To overloaded a binary operator, pass two arguments to
the parentheses of the method. For the two bitwise shift operators, << and
>>, the first argument must be the class in which you are working and the
second argument must by a constant integer (type int). Here
is an example that overloads the left bitwise shifter <<:
using System;
public class Integer
{
public int Number;
public Integer(int n)
{
Number = n;
}
public static Integer operator ~(Integer value)
{
int number = value.Number;
int nbr = ~number;
Integer natural = new Integer(nbr);
return natural;
}
public static Integer operator <<(Integer value, int shifts)
{
int number = value.Number;
int nbr = (number << shifts );
Integer natural = new Integer(nbr);
return natural;
}
public override string ToString()
{
return Number.ToString();
}
}
public class Exercise
{
static int Main()
{
Integer nat = new Integer(1248);
Console.WriteLine("Shifting the bits of {0} to the left by {1} bits is {2}",
nat, 4, nat << 4);
return 0;
}
}
This would produce:
Shifting the bits of 1248 to the left by 4 bits is 19968
Press any key to continue . . .
For the operators that join or disjoin two series of
bits:
- The first argument must be the class on which you are working. The
second argument can be an integer. Here is an example:
using System;
public class Integer
{
public int Number;
public Integer(int n)
{
Number = n;
}
public static Integer operator &(Integer operand1, int constant)
{
int result = operand1.Number & constant;
return new Integer(result);
}
}
- The first argument must be the class on which you are working. The
second argument can be a class of the same type as the first argument.
Here is an example:
using System;
public class Integer
{
public int Number;
public Integer(int n)
{
Number = n;
}
public static Integer operator ~(Integer value)
{
int number = value.Number;
int nbr = ~number;
Integer natural = new Integer(nbr);
return natural;
}
public static Integer operator +(Integer value, int add)
{
int number = value.Number;
int nbr = number + add;
Integer natural = new Integer(nbr);
return natural;
}
public static Integer operator <<(Integer value, int shifts)
{
int number = value.Number;
int nbr = (number << shifts );
Integer natural = new Integer(nbr);
return natural;
}
public static Integer operator >>(Integer value, int shifts)
{
int number = value.Number;
int nbr = (number >> shifts);
Integer natural = new Integer(nbr);
return natural;
}
public static Integer operator &(Integer operand1, int constant)
{
int result = operand1.Number & constant;
return new Integer(result);
}
public static Integer operator &(Integer operand1, Integer operand2)
{
int result = operand1.Number & operand2.Number;
return new Integer(result);
}
public override string ToString()
{
return Number.ToString();
}
}
public class Exercise
{
public static long GreatestCommonDivisor(long a, long b)
{
long remainder;
while (b != 0)
{
remainder = a % b;
a = b;
b = remainder;
}
return a;
}
static int Main()
{
int x, y;
Console.WriteLine("This program allows you to biwise join two values");
Console.Write("Enter Value 1: ");
x = int.Parse(Console.ReadLine());
Console.Write("Enter Value 2: ");
y = int.Parse(Console.ReadLine());
Integer i1 = new Integer(x);
Integer i2 = new Integer(y);
Console.WriteLine("\n{0} & 45 = {1}", i1, i1 & 45);
Console.WriteLine("\n{0} & {1} = {2}", i1, i2, i1 & i2);
return 0;
}
}
This would produce:
This program allows you to biwise join two values
Enter Value 1: 286
Enter Value 2: 1524
286 & 45 = 12
286 & 1524 = 276
Press any key to continue . . .
In the same way you can overload the other operators.

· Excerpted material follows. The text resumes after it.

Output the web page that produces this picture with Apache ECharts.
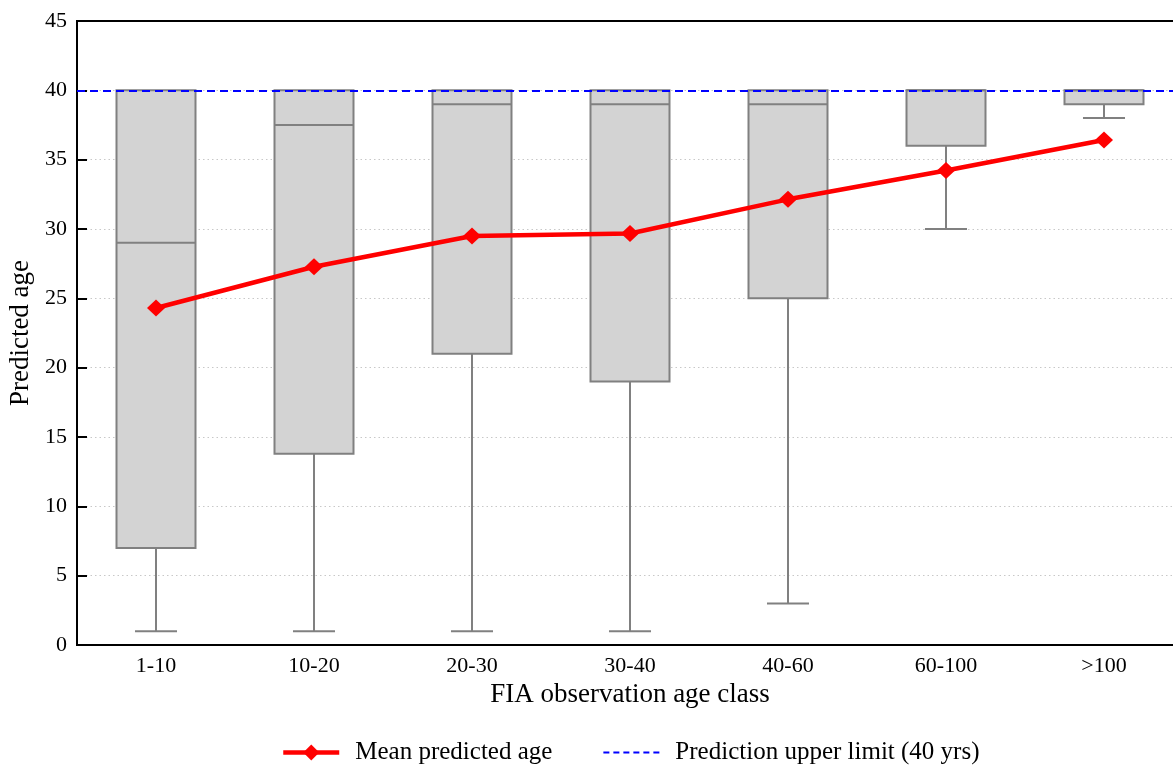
<!DOCTYPE html>
<html>
<head>
<meta charset="utf-8">
<script src="https://cdn.jsdelivr.net/npm/echarts@6/dist/echarts.min.js"></script>
<style>
html,body{margin:0;padding:0;background:#fff;overflow:hidden;}
#chart{width:1173px;height:765px;}
</style>
</head>
<body>
<div id="chart"></div>
<script>
const categories = ['1-10', '10-20', '20-30', '30-40', '40-60', '60-100', '>100'];
const whiskerLow = [1, 1, 1, 1, 3, 30, 38];
const quartile1 = [7, 13.8, 21, 19, 25, 36, 39];
const median = [29, 37.5, 39, 39, 39, 40, 40];
const quartile3 = [40, 40, 40, 40, 40, 40, 40];
const whiskerHigh = [40, 40, 40, 40, 40, 40, 40];
const meanAge = [24.3, 27.28, 29.5, 29.68, 32.14, 34.22, 36.42];
const upperLimit = 40;
const yTicks = [0, 5, 10, 15, 20, 25, 30, 35, 40, 45];

const boxData = categories.map((c, i) => [i, whiskerLow[i], quartile1[i], median[i], quartile3[i], whiskerHigh[i]]);

const FONT = 'Liberation Serif';
const chart = echarts.init(document.getElementById('chart'), null, {renderer: 'canvas'});

function renderBox(params, api) {
  const idx = api.value(0);
  const band = api.size([1, 0])[0];
  const half = band * 0.25;
  const capHalf = band * 0.133;
  const x = api.coord([idx, 0])[0];
  const yMin = api.coord([idx, api.value(1)])[1];
  const yQ1 = api.coord([idx, api.value(2)])[1];
  const yMed = api.coord([idx, api.value(3)])[1];
  const yQ3 = api.coord([idx, api.value(4)])[1];
  const yMax = api.coord([idx, api.value(5)])[1];
  const stroke = {stroke: '#808080', lineWidth: 2, fill: null};
  const children = [];
  if (yMin > yQ1) {
    children.push({type: 'line', shape: {x1: x, y1: yQ1, x2: x, y2: yMin}, style: stroke});
    children.push({type: 'line', shape: {x1: x - capHalf, y1: yMin, x2: x + capHalf, y2: yMin}, style: stroke});
  }
  if (yMax < yQ3) {
    children.push({type: 'line', shape: {x1: x, y1: yQ3, x2: x, y2: yMax}, style: stroke});
    children.push({type: 'line', shape: {x1: x - capHalf, y1: yMax, x2: x + capHalf, y2: yMax}, style: stroke});
  }
  children.push({type: 'rect', shape: {x: x - half, y: yQ3, width: half * 2, height: yQ1 - yQ3},
    style: {fill: '#d3d3d3', stroke: '#808080', lineWidth: 2}});
  children.push({type: 'line', shape: {x1: x - half, y1: yMed, x2: x + half, y2: yMed}, style: stroke});
  return {type: 'group', children: children};
}

const option = {
  animation: false,
  backgroundColor: '#fff',
  textStyle: {fontFamily: FONT, color: '#000'},
  grid: {left: 77, top: 21, width: 1106, height: 624, outerBoundsMode: 'none', show: true, borderColor: '#000', borderWidth: 2, containLabel: false},
  legend: {
    left: 276,
    top: 735,
    itemWidth: 56,
    itemHeight: 20,
    itemGap: 50,
    lineStyle: {width: 'inherit'},
    textStyle: {fontFamily: FONT, fontSize: 25, color: '#000', padding: [0, 0, 0, 11]},
    data: [
      {name: 'Mean predicted age'},
      {name: 'Prediction upper limit (40 yrs)', itemStyle: {color: 'rgba(0,0,0,0)', borderWidth: 0}}
    ]
  },
  xAxis: {
    type: 'category',
    data: categories,
    name: 'FIA observation age class',
    nameLocation: 'middle',
    nameGap: 35,
    nameTextStyle: {fontFamily: FONT, fontSize: 27, color: '#000'},
    axisLine: {lineStyle: {color: '#000', width: 2}},
    axisTick: {inside: true, alignWithLabel: true, length: 10, lineStyle: {color: '#000', width: 2}},
    axisLabel: {fontFamily: FONT, fontSize: 22, color: '#000', margin: 10},
    splitLine: {show: false}
  },
  yAxis: {
    type: 'value',
    min: yTicks[0],
    max: yTicks[yTicks.length - 1],
    interval: 5,
    name: 'Predicted age',
    nameLocation: 'middle',
    nameGap: 40,
    nameTextStyle: {fontFamily: FONT, fontSize: 27, color: '#000'},
    axisLine: {show: true, lineStyle: {color: '#000', width: 2}},
    axisTick: {show: true, inside: true, length: 10, lineStyle: {color: '#000', width: 2}},
    axisLabel: {fontFamily: FONT, fontSize: 22, color: '#000', margin: 10},
    splitLine: {show: true, showMaxLine: false, showMinLine: false, lineStyle: {color: '#c8c8c8', width: 1, type: [1.5, 3]}}
  },
  series: [
    {
      type: 'custom',
      name: 'box',
      renderItem: renderBox,
      encode: {x: 0, y: [1, 2, 3, 4, 5]},
      data: boxData,
      z: 2
    },
    {
      type: 'line',
      name: 'Mean predicted age',
      data: meanAge,
      symbol: 'diamond',
      symbolSize: [18, 17],
      color: '#ff0000',
      itemStyle: {color: '#ff0000'},
      lineStyle: {color: '#ff0000', width: 4.5},
      z: 5
    },
    {
      type: 'line',
      name: 'Prediction upper limit (40 yrs)',
      data: [],
      symbol: 'none',
      color: '#0000ff',
      itemStyle: {color: '#0000ff'},
      lineStyle: {color: '#0000ff', width: 2, type: [6, 4]},
      z: 6,
      markLine: {
        silent: true,
        symbol: ['none', 'none'],
        label: {show: false},
        lineStyle: {color: '#0000ff', width: 2, type: [8, 5]},
        data: [{yAxis: upperLimit}],
        z: 6
      }
    }
  ]
};
chart.setOption(option);
</script>
</body>
</html>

As its name implies, a comparison is used to find out
whether one of two values is higher than the other. The values must be of
the same type. Comparison operators go in pair. That is, if you want to
compare two values for equality, you must also be able to know when they are
different. For this reason, if you decide to overload a comparison operator,
you must also overload its opposite:
- If you overload ==, you must also overload != and vice versa
- If you overload <, you must also overload > and vice versa
- If you overload <=, you must also overload >= and vice versa
We saw that the Object class is
equipped with a method named Equals. That method makes it
possible to find out whether one object is equal to another. And since all
classes in a C# application derive from Object, if you
decide to overload a couple of comparison operators, you should also
override the Equals() method.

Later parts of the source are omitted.